On May 23, 2004, as reported in the Washington Post, President George Bush recovers from a bicycle accident he’d had the day before. Bush had taken up mountain biking for exercise at the suggestion of physicians.
Reporter Dana Milbank recounted how Bush fell from his mountain bike while completing a 17-mile course on his ranch in Crawford, Texas. Despite scrapes and scratches on his chin, lip, nose, hand and knees, Bush–who was wearing a helmet at the time–got back on his bike and finished the course. Afterwards, a White House spokesperson warned reporters that Bush might show up for his daughter Jenna’s graduation party the next Saturday sporting a bandage on his chin.

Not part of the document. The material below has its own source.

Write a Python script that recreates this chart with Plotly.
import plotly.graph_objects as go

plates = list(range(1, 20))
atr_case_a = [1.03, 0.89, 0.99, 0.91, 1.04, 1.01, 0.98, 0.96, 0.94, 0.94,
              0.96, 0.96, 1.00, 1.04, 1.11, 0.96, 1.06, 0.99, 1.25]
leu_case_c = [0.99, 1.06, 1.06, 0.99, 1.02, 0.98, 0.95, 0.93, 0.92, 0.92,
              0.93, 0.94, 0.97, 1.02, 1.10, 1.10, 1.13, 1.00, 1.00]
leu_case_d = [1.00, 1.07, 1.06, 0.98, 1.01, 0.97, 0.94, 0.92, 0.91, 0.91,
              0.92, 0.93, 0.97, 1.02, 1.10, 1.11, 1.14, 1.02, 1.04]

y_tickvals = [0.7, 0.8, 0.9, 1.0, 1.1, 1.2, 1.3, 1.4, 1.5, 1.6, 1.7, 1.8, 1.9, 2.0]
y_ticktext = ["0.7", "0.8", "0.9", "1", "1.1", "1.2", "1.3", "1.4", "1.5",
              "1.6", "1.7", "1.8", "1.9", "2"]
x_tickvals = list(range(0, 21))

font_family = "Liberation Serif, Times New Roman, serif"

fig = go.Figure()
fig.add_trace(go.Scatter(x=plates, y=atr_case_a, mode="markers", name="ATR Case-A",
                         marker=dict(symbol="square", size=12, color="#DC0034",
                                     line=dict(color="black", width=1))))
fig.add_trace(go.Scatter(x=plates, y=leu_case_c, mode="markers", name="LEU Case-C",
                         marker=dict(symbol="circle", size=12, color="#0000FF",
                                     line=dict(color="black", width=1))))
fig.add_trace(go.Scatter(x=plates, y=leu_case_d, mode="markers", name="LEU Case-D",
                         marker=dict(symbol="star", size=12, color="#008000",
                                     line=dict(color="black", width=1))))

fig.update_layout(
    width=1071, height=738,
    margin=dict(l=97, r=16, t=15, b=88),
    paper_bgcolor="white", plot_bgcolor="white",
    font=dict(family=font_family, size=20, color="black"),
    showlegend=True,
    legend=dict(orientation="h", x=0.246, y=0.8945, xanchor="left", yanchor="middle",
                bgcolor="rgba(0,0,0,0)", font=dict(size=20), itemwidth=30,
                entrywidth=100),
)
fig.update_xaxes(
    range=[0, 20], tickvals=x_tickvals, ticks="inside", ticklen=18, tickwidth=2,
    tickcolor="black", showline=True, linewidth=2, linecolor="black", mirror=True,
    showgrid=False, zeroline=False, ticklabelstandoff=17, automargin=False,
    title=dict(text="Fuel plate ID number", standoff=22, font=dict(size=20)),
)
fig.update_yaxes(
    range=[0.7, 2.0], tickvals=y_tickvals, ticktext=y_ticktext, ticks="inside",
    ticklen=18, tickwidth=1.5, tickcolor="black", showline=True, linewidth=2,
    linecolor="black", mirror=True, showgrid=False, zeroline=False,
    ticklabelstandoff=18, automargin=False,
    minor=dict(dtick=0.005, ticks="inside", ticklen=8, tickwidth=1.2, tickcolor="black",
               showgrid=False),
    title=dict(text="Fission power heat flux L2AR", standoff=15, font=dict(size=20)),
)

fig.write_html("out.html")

In an earlier mishap in 2003, Bush was captured on film as he fell off a motorized scooter. The physically active Bush has narrowly escaped other frightening and life-threatening incidents. In 1999, he luckily avoided major injuries when a truck carrying a load of cement and wood turned over as he was jogging by it. That same year, Bush encountered, but was not bitten by, venomous water moccasins while swimming in a watering hole on his Crawford ranch. In January 2002, Bush was alone with his two dogs watching a football game in the White House when he managed to dislodge a pretzel from his throat after choking on it.

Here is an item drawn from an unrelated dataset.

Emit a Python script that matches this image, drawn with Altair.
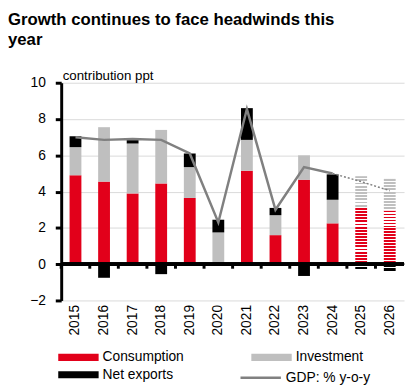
import altair as alt
import pandas as pd

years = [str(y) for y in range(2015, 2027)]
consumption = [4.9, 4.55, 3.9, 4.45, 3.65, 0.0, 5.15, 1.6, 4.65, 2.25, 3.1, 2.95]
investment = [1.55, 3.0, 2.75, 2.95, 1.7, 1.75, 1.7, 1.1, 1.35, 1.3, 1.75, 1.75]
net_exports = [0.6, -0.75, 0.25, -0.55, 0.75, 0.7, 1.75, 0.4, -0.65, 1.4, -0.3, -0.45]
gdp = [7.0, 6.85, 6.9, 6.85, 6.1, 2.3, 8.55, 3.0, 5.35, 5.0, 4.55, 4.05]
forecast_years = ["2025", "2026"]
components = ["Consumption", "Investment", "Net exports"]
gdp_label = "GDP: % y-o-y"
y_ticks = [-2, 0, 2, 4, 6, 8, 10]

RED, GREY, BLACK, LINE = "#E2001A", "#BFBFBF", "#000000", "#808080"
FONT = "Liberation Sans"

rows = []
for i, y in enumerate(years):
    fc = 1 if y in forecast_years else 0
    for k, (comp, vals) in enumerate(zip(components, [consumption, investment, net_exports])):
        rows.append({"year": y, "yr": int(y), "component": comp, "order": k, "value": vals[i], "fc": fc})
df_bars = pd.DataFrame(rows)
df_gdp = pd.DataFrame({"year": years, "yr": [int(y) for y in years], "gdp": gdp, "series": gdp_label})

x_axis = alt.Axis(labelAngle=-90, domain=False, ticks=False, labelPadding=4,
                  labelFontSize=14, labelFont=FONT, labelColor="black", title=None)
x_scale = alt.Scale(paddingInner=0, paddingOuter=0)
x_enc = alt.X("year:N", scale=x_scale, axis=x_axis)
y_scale = alt.Scale(domain=[-2, 10], nice=False, zero=False)
y_axis = alt.Axis(
    values=y_ticks, domainColor="black", domainWidth=3, tickColor="black", tickWidth=3,
    tickSize=6, labelPadding=10, labelFontSize=14, labelFont=FONT, labelColor="black",
    labelOverlap=False, grid=True, gridColor="#D9D9D9", gridWidth=1,
    title="contribution ppt", titleAngle=0, titleX=1, titleY=-3, titleAlign="left",
    titleBaseline="alphabetic", titleFontWeight="normal", titleFontSize=13.5,
    titleFont=FONT, titleColor="black")

base = alt.Chart(df_bars).transform_stack(
    stack="value", groupby=["year"], as_=["v0", "v1"],
    sort=[alt.SortField("order", "ascending")])

actual = base.transform_filter("datum.fc == 0").mark_bar(size=12).encode(
    x=x_enc,
    y=alt.Y("v0:Q", scale=y_scale, axis=y_axis),
    y2="v1:Q",
    color=alt.Color("component:N", scale=alt.Scale(domain=components, range=[RED, GREY, BLACK]),
                    legend=alt.Legend(orient="none", legendX=7, legendY=268, columns=2,
                                      direction="horizontal",
                                      columnPadding=68, rowPadding=0, title=None,
                                      symbolType="M-2,-0.35H2V0.35H-2Z", symbolSize=420,
                                      symbolStrokeWidth=0, symbolOpacity=1, labelOffset=14,
                                      labelFontSize=14, labelFont=FONT, labelColor="black",
                                      padding=0)),
)


def stripes(c, n):
    stops = []
    for i in range(n):
        a, b, e = i / n, (i + 0.6) / n, (i + 1) / n
        stops += [alt.GradientStop(offset=a, color=c), alt.GradientStop(offset=b, color=c),
                  alt.GradientStop(offset=b, color="white"), alt.GradientStop(offset=e, color="white")]
    return alt.LinearGradient(gradient="linear", stops=stops, x1=0, x2=0, y1=0, y2=1)


fc_layers = []
for comp, col, n in zip(components, [RED, GREY, BLACK], [18, 10, 2]):
    fc_layers.append(
        base.transform_filter(f"datum.fc == 1 && datum.component == '{comp}'")
        .mark_bar(size=12, fill=stripes(col, n))
        .encode(x=x_enc, y=alt.Y("v0:Q", scale=y_scale, axis=y_axis), y2="v1:Q")
    )

gdp_solid = alt.Chart(df_gdp).transform_filter("datum.yr <= 2024").mark_line(strokeWidth=2.5).encode(
    x=x_enc, y=alt.Y("gdp:Q", scale=y_scale, axis=y_axis),
    stroke=alt.Stroke("series:N", scale=alt.Scale(domain=[gdp_label], range=[LINE]),
                      legend=alt.Legend(orient="none", legendX=191, legendY=288, title=None,
                                        symbolType="M-2,0H2", symbolSize=420, symbolStrokeWidth=2.5,
                                        labelOffset=14, labelFontSize=14, labelFont=FONT,
                                        labelColor="black", padding=0)),
)
gdp_dotted = alt.Chart(df_gdp).transform_filter("datum.yr >= 2024").mark_line(
    strokeWidth=1.5, strokeDash=[2, 2], color=LINE).encode(
    x=x_enc, y=alt.Y("gdp:Q", scale=y_scale, axis=y_axis))

zero_line = alt.Chart(df_gdp).mark_rule(color="black", strokeWidth=3).encode(
    y=alt.Y(datum=0, scale=y_scale, axis=y_axis))
bound_ticks = alt.Chart(df_gdp).mark_rule(color="black", strokeWidth=3).encode(
    x=alt.X("year:N", bandPosition=0, scale=x_scale, axis=x_axis),
    y=alt.Y(datum=0, scale=y_scale, axis=y_axis), y2=alt.datum(-0.25))

chart = alt.layer(actual, *fc_layers, zero_line, bound_ticks, gdp_solid, gdp_dotted).resolve_scale(
    stroke="independent").properties(
    width=348, height=221, padding=0,
    title=alt.TitleParams(text=["Growth continues to face headwinds this", "year"], anchor="start",
                          frame="group", dx=-54, fontSize=17, fontWeight="bold", font=FONT,
                          color="black", lineHeight=21, offset=20),
).configure_view(stroke=None)

chart.save("out.html", embed_options={"renderer": "svg", "actions": False})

Over the years, cartoonists and journalists have relished showing the presidents in their more uncoordinated moments, but no president has been lampooned for clumsiness like former President Gerald Ford, who was actually very athletic. After he was first photographed stumbling down the last few steps of the stairway from Air Force One, Ford’s subsequent trips and falls were immortalized by actor Chevy Chase in the 1970s on the popular television show, Saturday Night Live.